I will warn you before you read any further. I like to tell the truth, even when it makes me look like a fool, and today I feel something tugging on my heart that I can’t help but share with you. So here goes.. (cringe…)
I was successful early in life, but it did not do me any good.
In fact I was a mess.
Later I discovered a word, “hubris”, a word the dictionary defines it as “Excessive pride or self confidence” And I am beginning to think that this word was created for me in my early years as an adult.
I thought I could do anything, and the more I tried and succeeded the more I fed into this false sense of self.
I was however a Christian at the time, and I battled with the now seemingly insignificant question of who was to blame for all my success.
“I owe it all to Him” I would say with my shoulders held high when someone would comment on the business I had created, yet inside I wondered what part of this was His doing, and what part may just be that I was pretty awesome.
“He created me to be this great, so I better keep telling people that it is because of Him” I would tell myself when wrestling with the issue of giving God the “Glory” in my life.
I just need to stop here and say that I warned you in the first sentence of this post that I was a mess, so don’t sit there all surprised that I was such a screw up of a person back then.
I warned you.
On that note, let me just warn you about something else coming up in this post; I am still a screw up today. But I will get to that later…
Back to what I was saying.
So here I was, wrestling to understand God and success, and thinking I was hot stuff and that God really broke the mold when it came to me. Taking all those things that my mother told me when I was a kid about how I was “special” or “wonderful” and applying them literally to my own view of myself.
A few years later it was all gone. Every last shred of the success, every penny, every compliment from strangers, every bit of what I thought of myself. Instead of the newspaper writing about my latest venture, they wrote of my demise.
And I wanted to blame it all on God.
If there really was a God I mean…. Because after all those years of telling myself and others about how He had done all these amazing things, where then could all this disaster be coming from?
Surely a “Good God” would not allow this? I wondered as I smashed my face into my pillow trying to bury myself away from the world that I wanted so desperately to ignore.
“Maybe He is real, but he does not care” I announced one day, trying to find order in the chaos. But soon became disillusioned with that theory as well.
“I must have not meant it from the bottom of my heart when I spoke to others about how “God had been my source”, and He was now punishing me, showing me that I had not meant it when I said those things.” I said on yet another dark gloomy day in the middle of my long fall towards the bottom.
Finally though, and I cannot point to a moment, or an exact month even, but finally. After a season of God cutting deep into my soul with His scalpel, showing me the selfishness that lay inside me, and taking away parts of me like my pride, and my self reliance, and my self confidence, parts that I thought I could not live without, finally I was able to see the ugly castle to “Me” that I had built.
It is interesting though, in this time, this season of God taking things away from me, it felt like He was not putting anything back, like He was pulling things out and leaving me hungry.
“What next?!” I cried out to Him, aching from the new hunger and void that had been left inside me by all that He had cut out.

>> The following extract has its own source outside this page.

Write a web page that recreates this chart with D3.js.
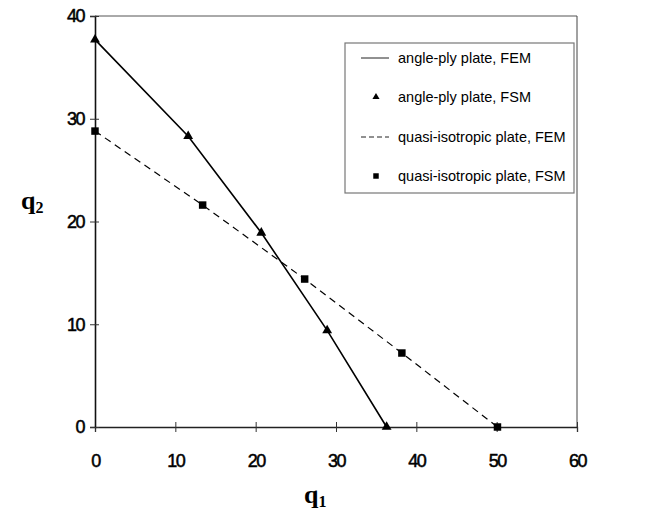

“Are you really going to leave me like this?”
The answer is: Yes! He did leave me like that, and it took me months to realize that this was just where He wanted me. His hope was for me to wake up each day with a need, one that only he could fill. He was quietly waiting for me all those years, asking me to stop pretending His love for me was even remotely relevant to the success or failure that I was finding in my life. His love is constant, and He was after my heart, and the only way for me to be at the point where I was willing to accept this great big extravagant love that He had for me was for me to first be empty.
I had to be aware of the nothing-ness that lay inside me, before I was willing to seek out the everything-ness that He was offering me.
And I am not talking about me being some perfect monk like dude that meditates and achieves the perfect state of “empty” I am saying that I am more and more aware each day of my ability to mess things up, and how if I am left to my own devices I will turn into a selfish pig of a person and I will stink to the high heavens. And that is right where He wants me! Aware more than anything else of my need for Him every single day of my life.
Like that void inside me is the only thing I can feel when I wake up, and I become desperate for Him to come fill that space once again.
Empty, and full at the same time. Hungry and finally aware that nothing but He will ever satisfy.